> _Your goal_
Beginning with the first line, set down every line through the one containing "(507,-20) rectangle (745,165);", exactly as it appears, but not the pictures.

__________________________________________________

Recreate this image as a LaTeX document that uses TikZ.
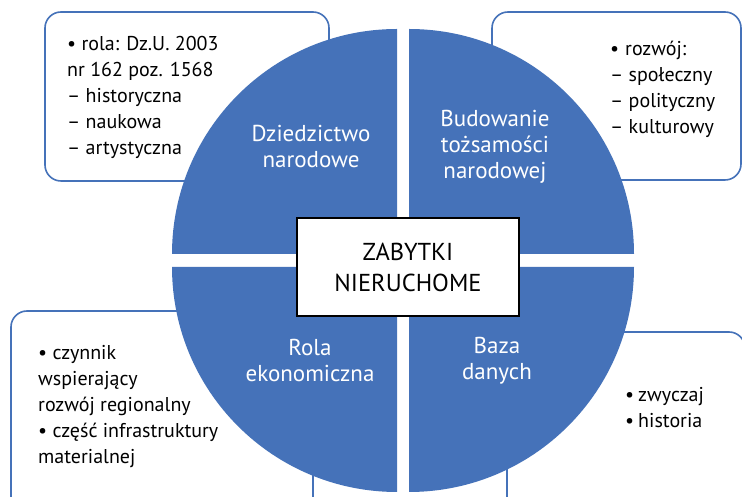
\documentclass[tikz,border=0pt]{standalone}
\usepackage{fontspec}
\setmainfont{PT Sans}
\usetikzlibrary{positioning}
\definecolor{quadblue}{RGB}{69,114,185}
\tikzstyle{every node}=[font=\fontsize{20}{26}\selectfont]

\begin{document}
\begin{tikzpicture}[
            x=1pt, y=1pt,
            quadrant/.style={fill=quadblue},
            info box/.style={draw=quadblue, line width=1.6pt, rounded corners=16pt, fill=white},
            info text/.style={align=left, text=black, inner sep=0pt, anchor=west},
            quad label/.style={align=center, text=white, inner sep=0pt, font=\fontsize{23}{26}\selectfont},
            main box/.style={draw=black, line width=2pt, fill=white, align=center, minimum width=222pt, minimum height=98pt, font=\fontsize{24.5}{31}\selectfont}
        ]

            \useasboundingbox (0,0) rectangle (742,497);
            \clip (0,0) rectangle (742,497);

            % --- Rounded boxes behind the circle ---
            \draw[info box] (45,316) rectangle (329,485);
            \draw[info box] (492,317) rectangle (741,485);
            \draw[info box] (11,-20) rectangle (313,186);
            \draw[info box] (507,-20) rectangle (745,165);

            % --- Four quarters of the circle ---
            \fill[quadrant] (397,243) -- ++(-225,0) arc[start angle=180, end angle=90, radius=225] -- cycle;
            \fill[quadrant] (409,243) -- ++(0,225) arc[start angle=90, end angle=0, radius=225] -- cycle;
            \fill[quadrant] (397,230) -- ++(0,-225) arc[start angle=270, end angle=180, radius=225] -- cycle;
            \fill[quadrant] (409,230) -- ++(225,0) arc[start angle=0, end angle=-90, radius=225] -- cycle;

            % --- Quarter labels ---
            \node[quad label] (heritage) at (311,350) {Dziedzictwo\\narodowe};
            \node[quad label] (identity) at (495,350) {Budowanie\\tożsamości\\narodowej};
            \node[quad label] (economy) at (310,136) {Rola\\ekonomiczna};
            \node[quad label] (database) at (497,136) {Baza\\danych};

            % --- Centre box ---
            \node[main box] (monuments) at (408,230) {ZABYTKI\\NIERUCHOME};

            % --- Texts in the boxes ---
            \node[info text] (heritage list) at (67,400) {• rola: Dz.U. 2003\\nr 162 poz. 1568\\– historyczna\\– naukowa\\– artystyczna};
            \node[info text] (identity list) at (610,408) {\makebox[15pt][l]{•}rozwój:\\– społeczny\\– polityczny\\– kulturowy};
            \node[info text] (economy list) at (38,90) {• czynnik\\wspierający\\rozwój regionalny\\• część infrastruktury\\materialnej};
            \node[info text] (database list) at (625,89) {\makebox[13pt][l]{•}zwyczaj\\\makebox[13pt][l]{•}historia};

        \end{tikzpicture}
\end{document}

__________________________________________________

> _Final answer_
Recreate this image as a LaTeX document that uses TikZ.
\documentclass[tikz,border=0pt]{standalone}
\usepackage{fontspec}
\setmainfont{PT Sans}
\usetikzlibrary{positioning}
\definecolor{quadblue}{RGB}{69,114,185}
\tikzstyle{every node}=[font=\fontsize{20}{26}\selectfont]

\begin{document}
\begin{tikzpicture}[
            x=1pt, y=1pt,
            quadrant/.style={fill=quadblue},
            info box/.style={draw=quadblue, line width=1.6pt, rounded corners=16pt, fill=white},
            info text/.style={align=left, text=black, inner sep=0pt, anchor=west},
            quad label/.style={align=center, text=white, inner sep=0pt, font=\fontsize{23}{26}\selectfont},
            main box/.style={draw=black, line width=2pt, fill=white, align=center, minimum width=222pt, minimum height=98pt, font=\fontsize{24.5}{31}\selectfont}
        ]

            \useasboundingbox (0,0) rectangle (742,497);
            \clip (0,0) rectangle (742,497);

            % --- Rounded boxes behind the circle ---
            \draw[info box] (45,316) rectangle (329,485);
            \draw[info box] (492,317) rectangle (741,485);
            \draw[info box] (11,-20) rectangle (313,186);
            \draw[info box] (507,-20) rectangle (745,165);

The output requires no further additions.